Keeping jazz live!
With the current restrictions on hospitality and performance venues it would be understandable to think that there has been virtually no live jazz performed since March. The amount of live music may have diminished but it hasn’t disappeared! Tom Sykes (Southport Jazz Club) has been able to perform a few times, including at a couple of outdoor jazz concerts at Sefton Park Cricket Club in Liverpool in September. He was playing piano with a quartet and quintet (which included Southport Jazz Club’s Mike Smith) and fortunately the rain held off long enough to finish the concerts, with the audience sitting on benches, socially distanced. Thanks to the organisers, Jazz on the Hill, audience members were able to book tickets in advance online and the events turned out to be a very pleasant way of spending a late summer evening.

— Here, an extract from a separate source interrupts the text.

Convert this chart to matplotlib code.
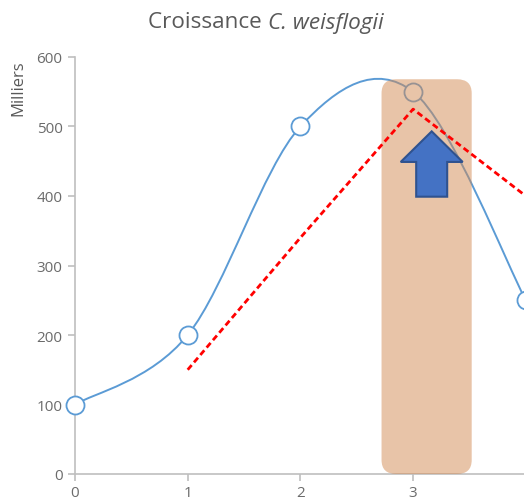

Tom has also recently been appointed as Lecturer in Music Performance at Liverpool Hope University, where he has been able to run a small student ‘big band’. While the band is able to rehearse in Hope’s larger spaces using Perspex screens to separate horn players, it has been necessary to keep the band to a maximum of 14 musicians. There are students on the waiting list to join, and it is very heartening to know that young musicians are keen to play jazz and big band music. They are, after all, the musicians and audiences of the future, and they provide hope for the continuation and development of the music we love.